Arizona's women's basketball team went viral on Friday night, and not just because it knocked UConn out of the NCAA tournament.

Head coach Adia Barnes used her middle finger and an expletive in a postgame huddle while celebrating the program's Final Four win, and the intimate moment was caught by cameras. During the postgame press conference, she confirmed her actions, but Saturday, she said she won't apologize for her reaction.

"I honestly had a moment with my team, and I thought it was a more intimate huddle," she said. "I said to my team something that I truly felt and I know they felt, and it just appeared different on TV, but I'm not apologizing for it because I don't feel like I need to apologize. It's what I felt with my team at the moment. I wouldn't take it back. We've gone to war together. We believe in each other.
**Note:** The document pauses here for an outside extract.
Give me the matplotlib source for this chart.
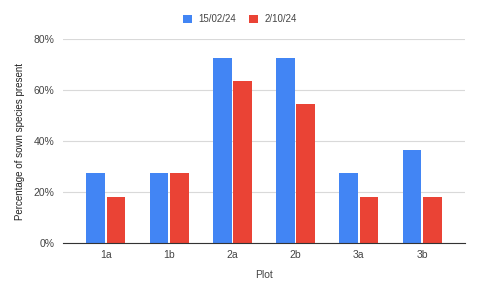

So I'm in those moments, and that's how I am, so I don't apologize for doing that. I'm just me, and I have to just be me."

Barnes and her players have said they've felt disrespected throughout the tournament, like how they were omitted from the NCAA's Final Four hype video

"After going round by round, winning more, getting more love and then thinking that we finally got some respect, and obviously the video, other stuff that happened, it kind of was like a dagger," Arizona forward Sam Thomas said. "So I think now we're just, we're in it for ourselves. If people want to support us, we love it. If people want to hate us, I mean, we're in the national championship, so what more can you say?"

The Wildcats upset UConn, 69–59, to advance to the women's national championship game. They led by as many as 14 in the third quarter, giving UConn its largest deficit of the season.

Prior to this run, Arizona had never before been to a Final Four. It will now play Stanford on Sunday in the first-ever all Pac-12 national championship game in NCAA history, men's and women's.